Dayak yediğimiz ikinci yer ise okuldu. Burada da gürültü yapınca dayak, ders çalışmayınca dayak, geç gelince dayak, yaramazlık yapınca dayak vardı. Okulda her öğretmen dayak atmazdı. Elinde sopayla gezen veya sorun olunca kendisine havale edilen müdür yardımcıları bu dayak işini üstlenirdi. Bu sayede okul okumaktan da hevesimiz kırıldı. Dayak yeme korkusu kafamızı çalıştırmadı, yaramazlığımızın önüne geçmedi. Dayağı yedikçe daha da kudurduk, kudurdukça daha çok dayak yedik.

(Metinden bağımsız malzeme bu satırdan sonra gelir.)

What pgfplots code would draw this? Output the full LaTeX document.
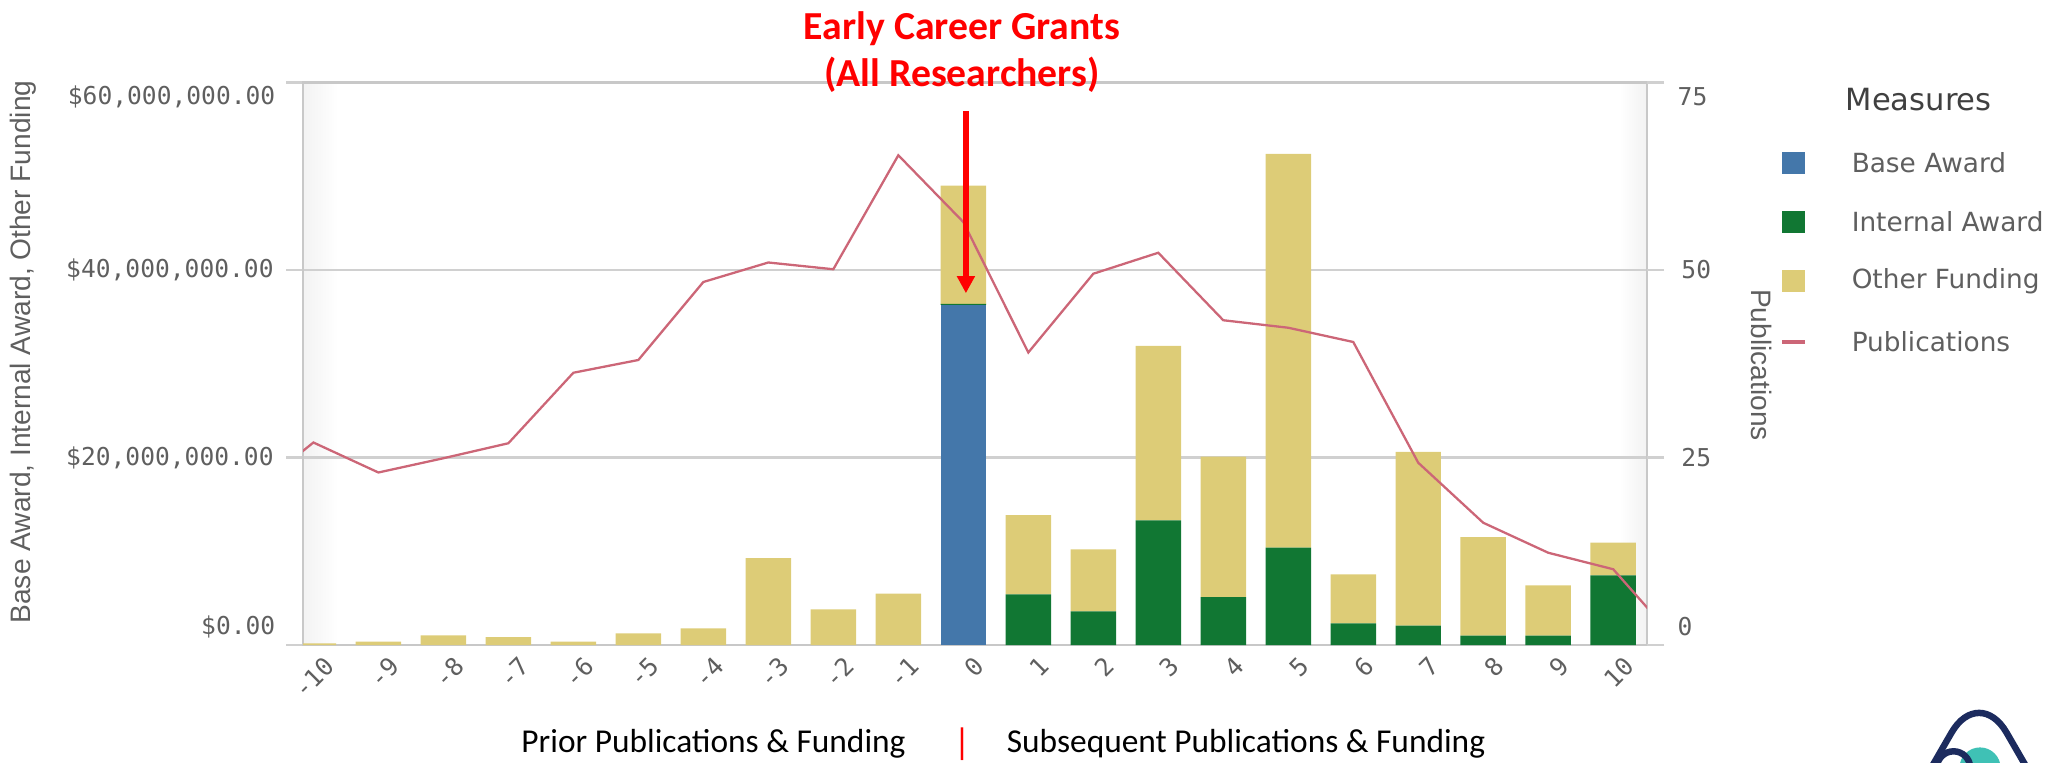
\documentclass[border=0pt]{standalone}
\usepackage{fontspec}
\setmainfont{DejaVu Sans}
\newfontfamily\monofont{DejaVu Sans Mono}
\newfontfamily\arialfont{Liberation Sans}
\newfontfamily\carlito{Carlito}
\usepackage{pgfplots}
\pgfplotsset{compat=1.18}
\usepackage{pgfplotstable}
\usetikzlibrary{arrows.meta}

\definecolor{baseblue}{HTML}{4477AA}
\definecolor{intgreen}{HTML}{117733}
\definecolor{othyellow}{HTML}{DDCC77}
\definecolor{pubred}{HTML}{CC6677}
\definecolor{gridgray}{HTML}{D0D0D0}
\definecolor{framegray}{HTML}{C8C8C8}
\definecolor{labgray}{HTML}{5F5F5F}
\definecolor{titlegray}{HTML}{404040}
\definecolor{logonavy}{HTML}{1C2B5E}
\definecolor{logoteal}{HTML}{3FC1B5}

% funding in millions of dollars
\pgfplotstableread{
x   base   internal other
-10 0      0     0.18
-9  0      0     0.35
-8  0      0     1.03
-7  0      0     0.85
-6  0      0     0.35
-5  0      0     1.24
-4  0      0     1.77
-3  0      0     9.27
-2  0      0     3.79
-1  0      0     5.49
0   36.27  0.12  12.60
1   0      5.40  8.45
2   0      3.60  6.60
3   0      13.30 18.60
4   0      5.10  15.00
5   0      10.40 42.00
6   0      2.31  5.22
7   0      2.06  18.54
8   0      0.99  10.51
9   0      0.99  5.37
10  0      7.42  3.50
}\fundtable

\pgfplotstableread{
x   pub
-11 20.0
-10 27.0
-9  23.0
-8  24.9
-7  26.9
-6  36.3
-5  38.0
-4  48.4
-3  51.0
-2  50.1
-1  65.3
0   56.4
1   39.0
2   49.5
3   52.3
4   43.3
5   42.3
6   40.4
7   24.3
8   16.3
9   12.3
10  10.1
11  0.3
}\pubtable

\begin{document}
\begin{tikzpicture}
\useasboundingbox (0,0) rectangle (204.7mm,-76.3mm);

% faint edge shading of the plot area
\shade[left color=black!5, right color=white] (30.3mm,-64.5mm) rectangle (33.8mm,-8.25mm);
\shade[left color=white, right color=black!5] (161.9mm,-64.5mm) rectangle (164.7mm,-8.25mm);

\begin{axis}[
  at={(30.3mm,-64.5mm)}, anchor=south west,
  width=134.4mm, height=56.25mm, scale only axis,
  xmin=-10.16, xmax=10.52, ymin=0, ymax=60,
  ybar stacked, bar width=0.7,
  axis line style={draw=framegray, line width=0.8pt},
  xtick={-10,-9,...,10},
  xticklabels={-10,-9,-8,-7,-6,-5,-4,-3,-2,-1,0,1,2,3,4,5,6,7,8,9,10},
  xtick align=inside, x tick style={draw=none},
  xticklabel style={rotate=45, anchor=east, inner sep=0pt, yshift=-2.3mm},
  ytick={0,20,40,60},
  yticklabels={{},{\$20,000,000.00},{\$40,000,000.00},{}},
  ytick pos=left, ytick align=outside,
  major tick length=1.7mm,
  y tick style={draw=gridgray, line width=0.8pt},
  ymajorgrids, grid style={draw=gridgray, line width=0.8pt},
  tick label style={font=\monofont\fontsize{7}{8}\selectfont, text=labgray},
]
\addplot[fill=baseblue, draw=none] table[x=x,y=base]{\fundtable};
\addplot[fill=intgreen, draw=none] table[x=x,y=internal]{\fundtable};
\addplot[fill=othyellow, draw=none] table[x=x,y=other]{\fundtable};
\end{axis}

\begin{axis}[
  at={(30.3mm,-64.5mm)}, anchor=south west,
  width=134.4mm, height=56.25mm, scale only axis,
  xmin=-10.16, xmax=10.52, ymin=0, ymax=75,
  axis x line=none, axis y line*=right,
  axis line style={draw=none},
  ytick={0,25,50,75}, yticklabels={{},25,50,{}},
  ytick align=outside, major tick length=1.7mm,
  y tick style={draw=gridgray, line width=0.8pt},
  tick label style={font=\monofont\fontsize{7}{8}\selectfont, text=labgray},
  yticklabel style={xshift=0.5mm},
]
\addplot[pubred, line width=0.65pt, no markers] table[x=x,y=pub]{\pubtable};
% red annotation arrow (57M down to 37.5M, expressed on the 0-75 scale)
\draw[red, line width=0.6mm, -{Triangle[width=1.7mm,length=1.7mm]}] (axis cs:0.04,71.2) -- (axis cs:0.04,46.9);
\end{axis}

\begin{scope}[x=0.1mm, y=-0.1mm]
% edge tick labels
\node[anchor=east, inner sep=0pt, font=\monofont\fontsize{7}{8}\selectfont, text=labgray] at (276,627) {\$0.00};
\node[anchor=east, inner sep=0pt, font=\monofont\fontsize{7}{8}\selectfont, text=labgray] at (276,97) {\$60,000,000.00};
\node[anchor=west, inner sep=0pt, font=\monofont\fontsize{7}{8}\selectfont, text=labgray] at (1677,627) {0};
\node[anchor=west, inner sep=0pt, font=\monofont\fontsize{7}{8}\selectfont, text=labgray] at (1677,97) {75};
% axis titles
\node[rotate=90, inner sep=0pt, font=\arialfont\fontsize{8}{9}\selectfont, text=labgray] at (23.5,352) {Base Award, Internal Award, Other Funding};
\node[rotate=-90, inner sep=0pt, font=\arialfont\fontsize{8}{9}\selectfont, text=labgray] at (1762,365) {Publications};
% legend
\node[anchor=west, inner sep=0pt, font=\fontsize{8.7}{10}\selectfont, text=titlegray] at (1845,100) {Measures};
\fill[baseblue] (1782,152) rectangle (1805,174);
\node[anchor=west, inner sep=0pt, font=\fontsize{7.5}{9}\selectfont, text=labgray] at (1851,163) {Base Award};
\fill[intgreen] (1782,211) rectangle (1805,233);
\node[anchor=west, inner sep=0pt, font=\fontsize{7.5}{9}\selectfont, text=labgray] at (1851,222) {Internal Award};
\fill[othyellow] (1782,270) rectangle (1805,292);
\node[anchor=west, inner sep=0pt, font=\fontsize{7.5}{9}\selectfont, text=labgray] at (1851,281) {Other Funding};
\draw[pubred, line width=0.4mm] (1782,342) -- (1805,342);
\node[anchor=west, inner sep=0pt, font=\fontsize{7.5}{9}\selectfont, text=labgray] at (1851,342) {Publications};
% annotation
\node[align=center, inner sep=0pt, text=red, font=\carlito\bfseries\fontsize{11.3}{13.4}\selectfont] at (962,52) {Early Career Grants\\(All Researchers)};
% bottom captions
\node[inner sep=0pt, font=\carlito\fontsize{9.5}{11}\selectfont] at (713.5,744) {Prior Publications \& Funding};
\node[inner sep=0pt, text=red, font=\carlito\fontsize{10.5}{11}\selectfont] at (962,744) {|};
\node[inner sep=0pt, font=\carlito\fontsize{9.5}{11}\selectfont] at (1246,744) {Subsequent Publications \& Funding};
% logo (partially cut off)
\fill[logoteal] (1980,768) circle[radius=2.06mm];
\draw[logonavy, line width=0.65mm] (1953.5,768) circle[radius=1.67mm];
\draw[logonavy, line width=0.65mm, rounded corners=5.5mm] (1927,775) -- (1979,685) -- (2031,775);
\end{scope}
\end{tikzpicture}
\end{document}
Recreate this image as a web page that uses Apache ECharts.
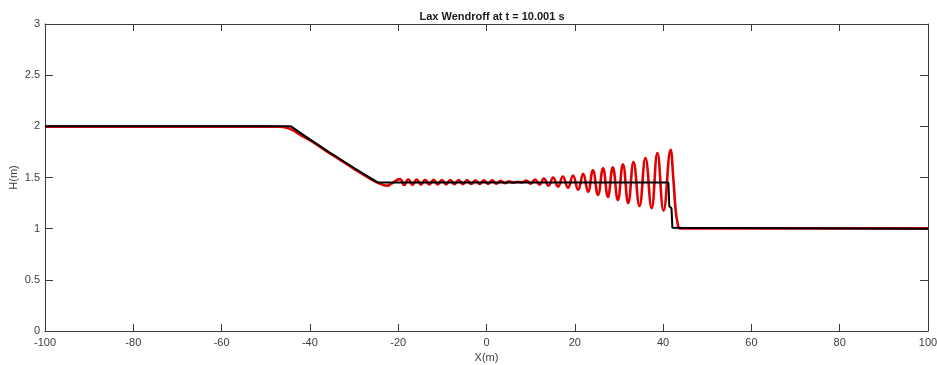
<!DOCTYPE html>
<html>
<head>
<meta charset="utf-8">
<script src="https://cdn.jsdelivr.net/npm/echarts@6/dist/echarts.min.js"></script>
<style>html,body{margin:0;padding:0;background:#fff}#c{width:937px;height:365px}</style>
</head>
<body>
<div id="c"></div>
<script>
var chartTitle = 'Lax Wendroff at t = 10.001 s';
var xName = 'X(m)';
var yName = 'H(m)';

// Lax-Wendroff numerical solution (red)
var redX = [-100, -50, -47, -45.5, -44, -42, -40, -35, -30, -26, -24.5, -23.5, -22.5, -21.5,
  -19.6, -18.65, -17.7, -16.75, -15.8, -14.85, -13.9, -12.95, -12.0, -11.05, -10.1, -9.15,
  -8.2, -7.25, -6.3, -5.35, -4.4, -3.45, -2.5, -1.55, -0.6, 0.35, 1.3, 2.25, 3.2, 4.15,
  5.1, 6.05, 7.0, 7.95, 9.0, 10.0, 11.0, 12.0, 13.0, 14.05, 15.1, 16.2, 17.3, 18.45,
  19.6, 20.75, 21.9, 23.0, 24.1, 25.25, 26.4, 27.5, 28.6, 29.75, 30.9, 32.1, 33.3, 34.65,
  36.0, 37.4, 38.7, 40.1, 41.7, 42.3, 42.8, 43.3, 43.8, 45, 100];
var redY = [1.997, 1.997, 1.996, 1.99, 1.965, 1.912, 1.865, 1.722, 1.585, 1.48, 1.446, 1.428, 1.42, 1.44,
  1.484, 1.426, 1.482, 1.428, 1.48, 1.43, 1.478, 1.431, 1.477, 1.432, 1.476, 1.433,
  1.475, 1.434, 1.474, 1.435, 1.474, 1.436, 1.473, 1.436, 1.472, 1.437, 1.472, 1.439, 1.468, 1.444,
  1.462, 1.45, 1.458, 1.452, 1.47, 1.44, 1.48, 1.43, 1.49, 1.42, 1.50, 1.41, 1.51, 1.40,
  1.52, 1.38, 1.535, 1.36, 1.57, 1.33, 1.59, 1.31, 1.60, 1.28, 1.63, 1.25, 1.65, 1.22,
  1.69, 1.20, 1.74, 1.175, 1.77, 1.5, 1.2, 1.05, 1.003, 1.003, 1.003];

// Exact solution (black)
var blackX = [-100, -44.3, -40, -35, -30, -24.55, 41.2, 41.4, 41.9, 42.1, 42.5, 100];
var blackY = [2.0, 2.0, 1.873, 1.730, 1.593, 1.45, 1.45, 1.22, 1.20, 1.01, 1.0, 1.0];

var xMin = -100, xMax = 100, xStep = 20;
var yMin = 0, yMax = 3, yStep = 0.5;

function pairs(xs, ys) { return xs.map(function (x, i) { return [x, ys[i]]; }); }

var axisCol = '#3a3a3a';
var lblCol = '#3c3c3c';
var fontFam = 'Liberation Sans, Arial, sans-serif';

var chart = echarts.init(document.getElementById('c'), null, { renderer: 'canvas' });
chart.setOption({
  animation: false,
  backgroundColor: '#ffffff',
  title: {
    text: chartTitle, left: 487, top: 6, textAlign: 'center',
    textStyle: { fontSize: 11, fontWeight: 'bold', color: '#1a1a1a', fontFamily: fontFam }
  },
  grid: { left: 45, right: 9, top: 24, bottom: 34, containLabel: false, outerBoundsMode: 'none' },
  xAxis: [{
    type: 'value', min: xMin, max: xMax, interval: xStep, position: 'bottom',
    name: xName, nameLocation: 'middle', nameGap: 21, nameMoveOverlap: false,
    nameTextStyle: { fontSize: 11, color: lblCol, fontFamily: fontFam },
    axisLine: { show: true, onZero: false, lineStyle: { color: axisCol, width: 1 } },
    axisTick: { show: true, inside: true, length: 7, lineStyle: { color: axisCol } },
    axisLabel: { fontSize: 11, color: lblCol, margin: 6, fontFamily: fontFam },
    splitLine: { show: false }
  }, {
    type: 'value', min: xMin, max: xMax, interval: xStep, position: 'top',
    axisLine: { show: true, onZero: false, lineStyle: { color: axisCol, width: 1 } },
    axisTick: { show: true, inside: true, length: 7, lineStyle: { color: axisCol } },
    axisLabel: { show: false }, splitLine: { show: false }
  }],
  yAxis: [{
    type: 'value', min: yMin, max: yMax, interval: yStep, position: 'left',
    name: yName, nameLocation: 'middle', nameGap: 26, nameRotate: 90, nameMoveOverlap: false,
    nameTextStyle: { fontSize: 11, color: lblCol, fontFamily: fontFam },
    axisLine: { show: true, onZero: false, lineStyle: { color: axisCol, width: 1 } },
    axisTick: { show: true, inside: true, length: 8, lineStyle: { color: axisCol } },
    axisLabel: { fontSize: 11, color: lblCol, margin: 5, fontFamily: fontFam },
    splitLine: { show: false }
  }, {
    type: 'value', min: yMin, max: yMax, interval: yStep, position: 'right',
    axisLine: { show: true, onZero: false, lineStyle: { color: axisCol, width: 1 } },
    axisTick: { show: true, inside: true, length: 8, lineStyle: { color: axisCol } },
    axisLabel: { show: false }, splitLine: { show: false }
  }],
  series: [{
    type: 'line', name: 'Lax Wendroff', xAxisIndex: 0, yAxisIndex: 0,
    data: pairs(redX, redY), showSymbol: false, smooth: 0.45,
    lineStyle: { color: '#e00000', width: 2.6 }, z: 2
  }, {
    type: 'line', name: 'Exact', xAxisIndex: 0, yAxisIndex: 0,
    data: pairs(blackX, blackY), showSymbol: false, smooth: false,
    lineStyle: { color: '#000000', width: 2 }, z: 3
  }]
});
</script>
</body>
</html>
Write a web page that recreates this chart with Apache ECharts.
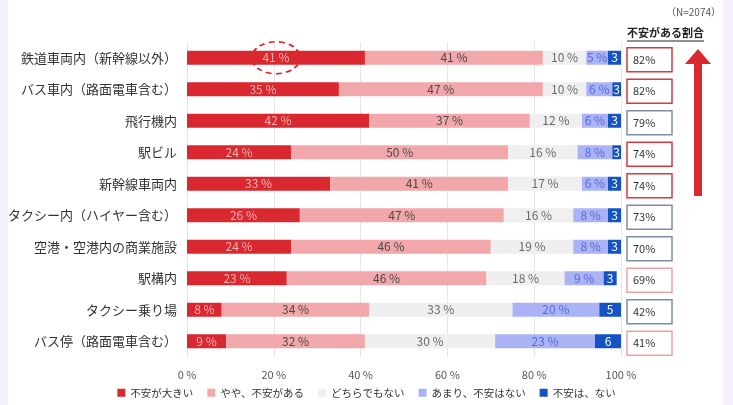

Dayağın kallavisini yediğimiz yerlerden biri de cami idi. Özellikle yaz aylarında gittiğimiz Kur’an Kursları’nda o zamanlar dayak çok meşhurdu. Fırfırlı Camii’de ve Damat Süleyman Paşa Camii’nde yediğimiz dayakların acısını halen tabanlarımızda hissederiz. Fırfırlı Cami’de Bahattin Hoca vardı. Aldığı dersi bilmeyeni ve yaramazlık yapanı falakaya bile kaldırırdı. Birkaç kez ben de falakadan nasibimi aldım. Damat Süleyman’da falakaya yatmadım ama çokça avuçlarım kan topladığı oldu.
Oyun oynarken büyüklerimizden yediğimiz dayaklar vardı mesela. Hatta arpa-çarpa diye bir oyunumuz vardı ki, oyunun teması dayak üzerine kuruluydu. Herkes eline kemerini alır, kim kime vurursa!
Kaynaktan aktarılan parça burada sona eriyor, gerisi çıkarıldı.